May 21, 2003

LOS ANGELES — An expert in behavioral finance and economics, Avanidhar Subrahmanyam, professor of finance at The Anderson School at UCLA, is known for his path-breaking research in the use of psychological principles to explain stock price movements. He argues that the effects of investor psychology on financial markets are heightened in a time of war, citing that during wartime a "mood of pessimism prevails," which reflects a depressed trading activity and stock market levels.

When examining the effects of war on the stock market, Prof. Subrahmanyam believes that human emotion plays a significant role in the health of the economy. In a recent article titled, "Rational Thinking Can Lessen Impacts of War," Prof. Subrahmanyam examines human emotions in relation to war and investing.

"Optimism fuels investment in risky assets like stocks. However, during wartime, when American citizens are engaged in combat, and we receive daily reports of past and eminent casualties, optimism is impeded. This is likely to cause depressed investment in stocks," Prof. Subrahmanyam states. "Even if a war has no direct impact on the economy, people will tend to have less of an optimistic outlook than in normal times, which in turn, will affect stock market levels."

He discusses the history behind economics and investor psychology and says that historically, economics have been based on the ideology that individuals are rational decision makers. Prof. Subrahmanyam claims that to truly understand market related behaviors, "we need to accept that humans are governed by a number of non-rational considerations."

On the subject of change in investment strategy over the past few years, Prof. Subrahmanyam believes investors have been shown to be subject to a range of biases such as overconfidence, extrapolation from small samples of evidence, and loss aversion (reluctance to realize losses). He also sees self-esteem issues as important factors in investment strategies.

"An investor may be reluctant to admit an erroneous investment decision, which may prevent correction of over-heated stock market valuations. Over the past few years, academic research, as well as the tech stock bubble's formation and bursting, have indicated to investors that irrational investing can cause a significant loss of wealth."

Prof. Subrahmanyam has most recently used his behavioral expertise to understand the spike in gas prices earlier this year. He notes that willing consumers are partly to blame for the jump in gas prices, explaining that they simply accept such rising gas prices because they associate them with the war with Iraq. Prof. Subrahmanyam also believes that oil companies and suppliers are opportunistic and capitalize on the market's perception. "Gasoline prices are affected by consumers likely to over-estimate the impact of war on the economy and producers raise gas prices knowing consumers are willing to pay higher prices in times of need," he said.

"In the context of recent events, consumer sentiment was low in recent times, but has picked up in April, suggesting that people are ready to put the war behind them. The increased confidence in our government to deal with the terrorist threat no doubt has also helped," said Prof. Subrahmanyam.

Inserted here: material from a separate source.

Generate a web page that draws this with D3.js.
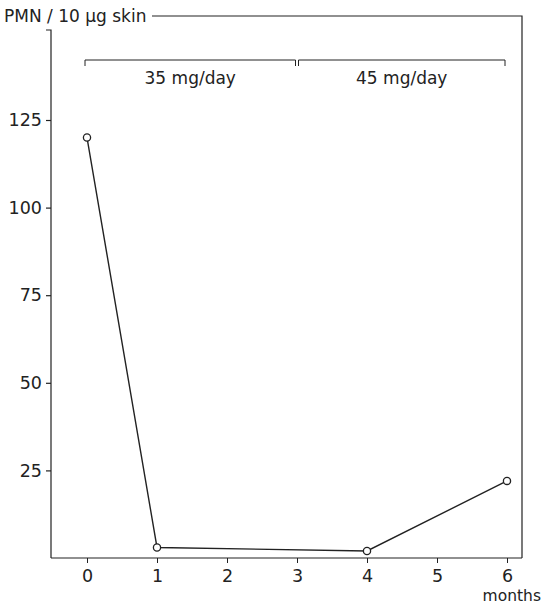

Regarding the future of investor behavior, Prof. Subrahmanyam notes, "I expect investors to be more careful and rational in the future. While this may cause volume trends to slow, stock markets may be less susceptible to the wild gyrations we have seen in recent years. In part, this is because behavioral finance research has made investors more aware of their biases and mistakes."

"The more we learn about our biases, the higher the standard of communication we demand from our leaders and the more we suppress emotional reactions to dramatic events, the better the functioning of our institutions and markets, and, consequently, the better off we are as a community," he said.

In addition to studying the effects of the financial markets, Prof. Subrahmanyam's recent research ranges from studying the relationship between the trading environment of a firm's stock and the firm's cost of capital, to behavioral theories for asset price behavior and empirical determinants of the cross-section of equity returns.

Dr. Subrahmanyam has authored numerous journal articles in a variety of scholarly finance and economics journals. He is a member of the Working Research Group on Market Microstructure, recently established by the National Bureau of Economic Research (NBER) in Cambridge, MA. He is a co-editor of the Journal of Finance and past associate editor of Review of Financial Studies. He has received best paper awards at the Western Finance Association meetings and the International Conference of Finance in Taiwan and has been nominated for the best paper in Journal of Finance. He has served as a consultant to the NASDAQ Stock Exchange, the National Stock Exchange in Mumbai (Bombay, India), San Jose Mercury News, and Irwin/McGraw-Hill.

Professor Subrahmanyam received his Ph.D. in finance from UCLA in 1990.